The comments are interesting because Brittin has not put impartiality at the forefront of his agenda after being unveiled as director general. He did not explicitly reference impartiality in his three priorities for the BBC, which was a break from his predecessor Davie, who put the issue front and center in his first days in the job.
Brittin was speaking after a tumultuous year for the BBC, which has been roiled by repeated editorial crises over the war in Gaza and Donald Trump. The latter remains a live issue, with the BBC locked in a legal battle with the U.S. president after a Panorama film botched an edit of Trump’s January 6 speech.

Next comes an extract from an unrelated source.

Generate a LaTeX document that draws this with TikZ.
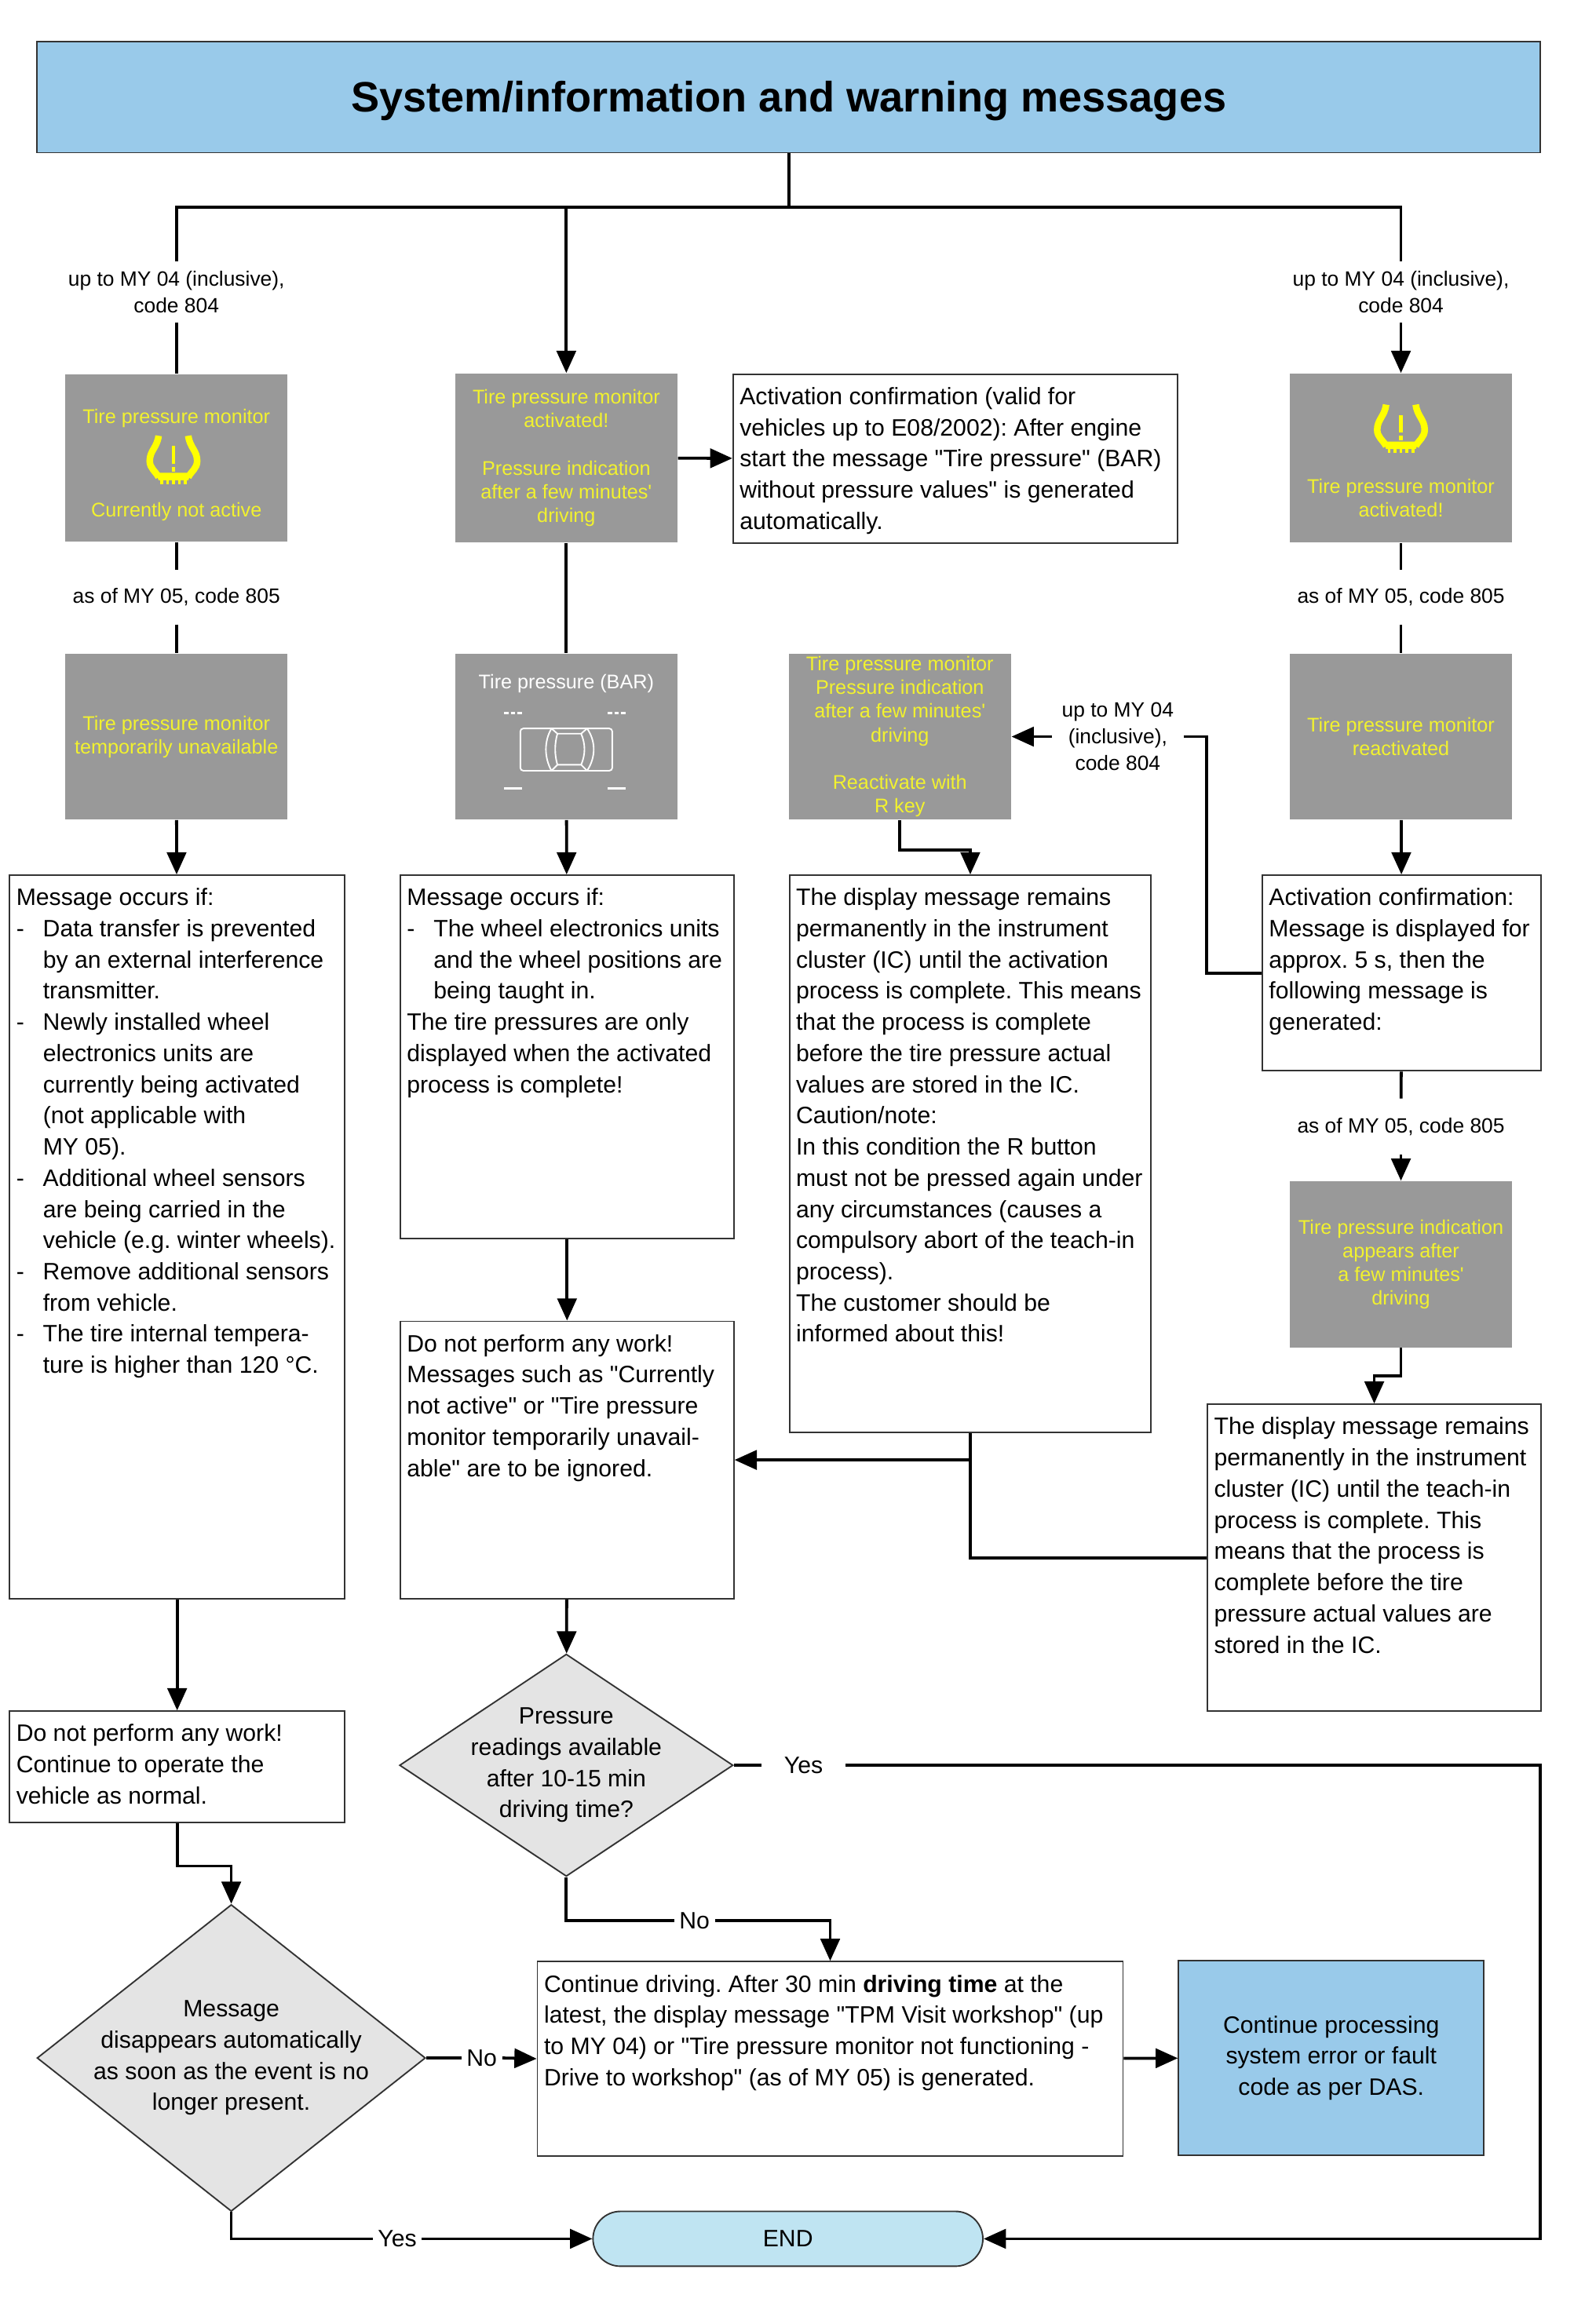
\documentclass[tikz,border=0pt]{standalone}
\usepackage{fontspec}
\setmainfont{Liberation Sans}[Ligatures=TeXOff]
\usetikzlibrary{arrows.meta, shapes.geometric, shapes.misc}

\newlength{\ul}
\setlength{\ul}{0.2mm}
\definecolor{headblue}{HTML}{99CAEA}
\definecolor{endblue}{HTML}{BFE4F2}
\definecolor{screengray}{HTML}{999999}
\definecolor{screenyellow}{HTML}{F2F22E}
\definecolor{iconyellow}{HTML}{FFFF00}
\definecolor{diamondgray}{HTML}{E4E4E4}
\definecolor{edgegray}{HTML}{333333}

\newcommand{\bodyfont}{\fontsize{9.1}{11.97}\selectfont\frenchspacing}
\newcommand{\screenfont}{\fontsize{7.6}{9.07}\selectfont}
\newcommand{\msg}[3]{\parbox[c][\dimexpr#2\ul-10\ul\relax][t]{\dimexpr#1\ul-9\ul\relax}{\raggedright\rule{0pt}{15.5\ul}#3}}
\newcommand{\li}{\makebox[18\ul][l]{-}}
\newcommand{\ind}{\hspace*{18\ul}}

\tikzset{
    link/.style={line width=0.4mm},
    flow/.style={line width=0.4mm, -{Triangle[length=3mm,width=2.6mm]}},
    msgbox/.style={draw=edgegray, line width=1\ul, fill=white, inner xsep=4.5\ul, inner ysep=5\ul, anchor=north west, font=\bodyfont},
    screen/.style={fill=screengray, inner sep=0pt, minimum width=150\ul, minimum height=113\ul, align=center, text=screenyellow, font=\screenfont},
    screentext/.style={inner sep=0pt, align=center, text=screenyellow, font=\screenfont},
    lbl/.style={inner sep=0pt, align=center, fill=white, font=\fontsize{7.95}{10.2}\selectfont},
    edgetext/.style={inner sep=0pt, align=center, font=\bodyfont, minimum height=16\ul},
    decide/.style={diamond, draw=edgegray, line width=1\ul, fill=diamondgray, inner sep=0pt},
    decidetext/.style={inner sep=0pt, align=center, font=\bodyfont},
    tirewarn/.pic={
        \draw[iconyellow, line width=4.5\ul] (-10,-16) .. controls (-11,-8) and (-16,-6) .. (-16,1) .. controls (-16,6) and (-12,8) .. (-10,12);
        \draw[iconyellow, line width=4.5\ul] (10,-16) .. controls (11,-8) and (16,-6) .. (16,1) .. controls (16,6) and (12,8) .. (10,12);
        \fill[iconyellow] (-12,9) -- (12,9) -- (10,14) -- (-10,14) -- cycle;
        \foreach \tx in {-8,-4,0,4,8}
            \fill[iconyellow] (\tx-1,14) rectangle (\tx+1,16.5);
        \fill[iconyellow] (-1.2,-9) rectangle (1.2,3);
        \fill[iconyellow] (-1.2,5) rectangle (1.2,8);
    }
}

\begin{document}
\begin{tikzpicture}[x=0.2mm, y=-0.2mm]
    \useasboundingbox (0,0) rectangle (1061.7,1568);

    % title and top rail
    \node[draw=edgegray, line width=1\ul, fill=headblue, minimum width=1014\ul, minimum height=75\ul, inner sep=0pt, font=\fontsize{16.3}{20}\selectfont\bfseries] (title) at (532,65.5) {\raisebox{-2mm}[0pt][0pt]{System/information and warning messages}};
    \coordinate (hub) at (532,140);

    % left column
    \node[lbl, minimum height=41\ul] (upL) at (119,197) {up to MY 04 (inclusive),\\code 804};
    \node[screen] (notact) at (119,309) {};
    \node[screentext] (notactA) at (119,282) {Tire pressure monitor};
    \node[screentext] (notactB) at (119,345) {Currently not active};
    \pic at (117,310) {tirewarn};
    \node[lbl, minimum height=36\ul] (asL) at (119,403) {as of MY 05, code 805};
    \node[screen, minimum height=112\ul] (unavail) at (119,497) {Tire pressure monitor\\temporarily unavailable};
    \node[msgbox] (occurL) at (6,590) {\msg{226}{488}{Message occurs if:\\
        \li Data transfer is prevented\\
        \ind by an external interference\\
        \ind transmitter.\\
        \li Newly installed wheel\\
        \ind electronics units are\\
        \ind currently being activated\\
        \ind (not applicable with\\
        \ind MY 05).\\
        \li Additional wheel sensors\\
        \ind are being carried in the\\
        \ind vehicle (e.g. winter wheels).\\
        \li Remove additional sensors\\
        \ind from vehicle.\\
        \li The tire internal tempera-\\
        \ind ture is higher than 120 °C.}};
    \node[msgbox] (nowork) at (6,1154) {\msg{226}{75}{Do not perform any work!\\Continue to operate the\\vehicle as normal.}};
    \node[decide, minimum width=262\ul, minimum height=207\ul, label={[decidetext]center:Message\\disappears automatically\\as soon as the event is no\\longer present.}] (gone) at (156,1388.5) {};

    % middle column
    \node[screen, minimum height=114\ul] (activated) at (382,309) {Tire pressure monitor\\activated!\\[9.07pt]Pressure indication\\after a few minutes'\\driving};
    \node[msgbox, minimum height=114\ul] (confirm) at (494,252) {\msg{300}{114}{Activation confirmation (valid for\\vehicles up to E08/2002): After engine\\start the message "Tire pressure" (BAR)\\without pressure values" is generated\\automatically.}};
    \node[screen, minimum height=112\ul] (bar) at (382,497) {};
    \node[screentext, text=white] (barT) at (382,461) {Tire pressure (BAR)};
    % car symbol
    \draw[white, line width=1\ul, rounded corners=2\ul] (351,491.5) rectangle (413,520);
    \draw[white, line width=1\ul] (372,491.5) .. controls (367,500) and (367,511) .. (372,520);
    \draw[white, line width=1\ul] (376,495) .. controls (374,502) and (374,509) .. (376,516);
    \draw[white, line width=1\ul] (396,491.5) .. controls (402,500) and (402,511) .. (396,520);
    \draw[white, line width=1\ul] (392,495) .. controls (395,502) and (395,509) .. (392,516);
    \draw[white, line width=1\ul] (372,491.5) -- (376,495) -- (392,495) -- (396,491.5);
    \draw[white, line width=1\ul] (372,520) -- (376,516) -- (392,516) -- (396,520);
    \foreach \dx in {340,410} {
        \draw[white, line width=1.4\ul, dash pattern=on 3\ul off 1.5\ul] (\dx,481) -- ++(12,0);
        \draw[white, line width=1.4\ul] (\dx,532) -- ++(12,0);
    }
    \node[msgbox] (occurM) at (269.5,590) {\msg{225}{245}{Message occurs if:\\
        \li The wheel electronics units\\
        \ind and the wheel positions are\\
        \ind being taught in.\\
        The tire pressures are only\\displayed when the activated\\process is complete!}};
    \node[msgbox] (ignore) at (269.5,891) {\msg{225}{187}{Do not perform any work!\\Messages such as "Currently\\not active" or "Tire pressure\\monitor temporarily unavail-\\able" are to be ignored.}};
    \node[decide, minimum width=225\ul, minimum height=150\ul, label={[decidetext]center:Pressure\\readings available\\after 10-15 min\\driving time?}] (readings) at (382,1191) {};

    % display message column
    \node[screen, minimum height=112\ul] (rkey) at (607,497) {Tire pressure monitor\\Pressure indication\\after a few minutes'\\driving\\[9.07pt]Reactivate with\\R key};
    \node[lbl, minimum width=88\ul] (upM) at (754,497) {up to MY 04\\(inclusive),\\code 804};
    \node[msgbox] (remainA) at (532,590) {\msg{244}{376}{The display message remains\\permanently in the instrument\\cluster (IC) until the activation\\process is complete. This means\\that the process is complete\\before the tire pressure actual\\values are stored in the IC.\\Caution/note:\\In this condition the R button\\must not be pressed again under\\any circumstances (causes a\\compulsory abort of the teach-in\\process).\\The customer should be\\informed about this!}};

    % right column
    \node[lbl, minimum height=41\ul] (upR) at (945,197) {up to MY 04 (inclusive),\\code 804};
    \node[screen, minimum height=114\ul] (actR) at (945,309) {};
    \pic at (945,289) {tirewarn};
    \node[screentext] (actRT) at (945,336) {Tire pressure monitor\\activated!};
    \node[lbl, minimum height=36\ul] (asR) at (945,403) {as of MY 05, code 805};
    \node[screen, minimum height=112\ul] (react) at (945,497) {Tire pressure monitor\\reactivated};
    \node[msgbox] (confirmR) at (851,590) {\msg{188}{132}{Activation confirmation:\\Message is displayed for\\approx. 5 s, then the\\following message is\\generated:}};
    \node[lbl, minimum height=37\ul] (asS) at (945,760) {as of MY 05, code 805};
    \node[screen, minimum height=112\ul] (appears) at (945,853) {Tire pressure indication\\appears after\\a few minutes'\\driving};
    \node[msgbox] (remainB) at (814,947) {\msg{225}{207}{The display message remains\\permanently in the instrument\\cluster (IC) until the teach-in\\process is complete. This\\means that the process is\\complete before the tire\\pressure actual values are\\stored in the IC.}};

    % bottom row
    \node[msgbox] (drive) at (362,1323) {\msg{395}{131}{Continue driving. After 30 min \textbf{driving time} at the\\latest, the display message "TPM Visit workshop" (up\\to MY 04) or "Tire pressure monitor not functioning -\\Drive to workshop" (as of MY 05) is generated.}};
    \node[draw=edgegray, line width=1\ul, fill=headblue, minimum width=206\ul, minimum height=131\ul, inner sep=0pt, align=center, font=\bodyfont] (das) at (898,1388.5) {Continue processing\\system error or fault\\code as per DAS.};
    \node[rounded rectangle, draw=edgegray, line width=1\ul, fill=endblue, minimum width=263\ul, minimum height=37\ul, inner sep=0pt, font=\bodyfont] (end) at (531.5,1510.5) {END};

    % edge labels
    \node[edgetext, minimum width=56\ul] (yesR) at (542,1191) {Yes};
    \node[edgetext, minimum width=27\ul] (noA) at (468.5,1296) {No};
    \node[edgetext, minimum width=27\ul] (noB) at (325,1388.5) {No};
    \node[edgetext, minimum width=32\ul] (yesB) at (268,1510.5) {Yes};
    \coordinate (rail) at (1039,1350);

    % connectors
    \draw[link] (title.south) -- (hub);
    \draw[link] (hub) -| (upL.north);
    \draw[link] (hub) -| (upR.north);
    \draw[flow] (hub) -| (activated.north);
    \draw[link] (upL) -- (notact);
    \draw[flow] (upR) -- (actR);
    \draw[link] (notact) -- (asL);
    \draw[link] (asL) -- (unavail);
    \draw[flow] (unavail) -- (occurL);
    \draw[flow] (occurL) -- (nowork);
    \draw[flow] (nowork.south) -- ++(0,29) -| (gone.north);
    \draw[flow] (activated) -- (confirm);
    \draw[link] (activated) -- (bar);
    \draw[flow] (bar) -- (occurM);
    \draw[flow] (occurM) -- (ignore);
    \draw[flow] (ignore) -- (readings);
    \draw[flow] (rkey.south) -- ++(0,20) -| (remainA.north);
    \draw[flow] (upM) -- (rkey);
    \draw[link] (confirmR.west) -- ++(-37,0) |- (upM.east);
    \draw[flow] (remainA.south) |- (ignore.east);
    \draw[link] (remainA.south) |- (remainB.west);
    \draw[link] (actR) -- (asR);
    \draw[link] (asR) -- (react);
    \draw[flow] (react) -- (confirmR);
    \draw[link] (confirmR) -- (asS);
    \draw[flow] (asS) -- (appears);
    \draw[flow] (appears.south) -- ++(0,19) -| (remainB.north);
    \draw[link] (readings.east) -- (yesR.west);
    \draw[flow] (yesR.east) -| (rail) |- (end.east);
    \draw[link] (readings.south) |- (noA.west);
    \draw[flow] (noA.east) -| (drive.north);
    \draw[link] (gone.east) -- (noB.west);
    \draw[flow] (noB.east) -- (drive.west);
    \draw[flow] (drive) -- (das);
    \draw[link] (gone.south) |- (yesB.west);
    \draw[flow] (yesB.east) -- (end.west);
\end{tikzpicture}
\end{document}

Speaking to Radio 4 Today show presenter Anna Foster in Salford, Brittin joked that he had spoken to four former director generals in preparation for the role, and the most “polite” description they had for the job was that it is “quite a handful.”
iPlayer Not Doing “Good Enough Job”
Elsewhere in his address, which was streamed live for BBC staff around the country, he had a frank assessment of the UK broadcaster’s streaming and online services.
“Our products, so iPlayer, Sport, and Sounds, aren’t doing a good enough job for the content that we’re all making,” he told employees. “That’s no criticism of the teams. We’ve just funded content at the expense of the platform, and so we need those products to work better.”
Brittin spoke about his own experience of using iPlayer. He noted that after watching breakout comedy hit Small Prophets, he would have liked iPlayer to recommend Detectorists, another series written by Mackenzie Crook. Brittin added that when he went to watch Silent Witness, he was served the very first episode by iPlayer, rather than the latest season.

Mackenzie Crook in ‘Small Prophets’
BBC
A BBC insider said: “He was very keen to stress he wasn’t criticising teams or individuals, it was a frank assessment from an outsider coming into the organisation, and no doubt reflects the views of some of the audience. He laid down the challenge for improvement and that should be welcomed.”
Brittin suggested that the BBC could start pushing more investment into its products, though acknowledged that it was “smart” that the corporation had prioritised content spend in recent years.
“We’ve spent quite a lot of money, including cash reserves, to try to make the content offer as big as possible coming into this charter. That’s one of the reasons we haven’t got the money we need to sustain the size and shape of the organization,” the DG added, nodding to the £500M ($675M) of savings the BBC needs to make.
YouTube Deal
Brittin said he was pleased that the BBC had struck a deal with YouTube to make more of its output available on the platform.
“It’s quite helpful to me that the deal with YouTube was announced. I spent 18 years trying to convince the BBC that it should be on YouTube. Then I stopped working in technology, and then it signed a deal with YouTube, and I started working at the BBC, so it’s nothing to do with me,” he joked.
“We might say, ‘What are we doing in giving away our content?’ Look, that game is over. We’re not giving away our content, we’re putting it in front of audiences that deserve to see it, and we need to figure out the right way to do that. And with other broadcasters, we can push for those platforms to give prominence and to respect public service broadcasting, and also the fight against fakery in our news business.”
Brittin told staff that he has already held talks with the government over charter renewal and funding, but said he would not be negotiating in public. “Ideally, you need to be in a situation where the people who consume [BBC content] continue to pay [the licence fee] and there are lots of mechanics in that,” he said.
Brittin added that he would appoint a deputy director general from within the BBC, with Rhodri Talfan Davies — who briefly served as interim DG — widely seen as the candidate to beat.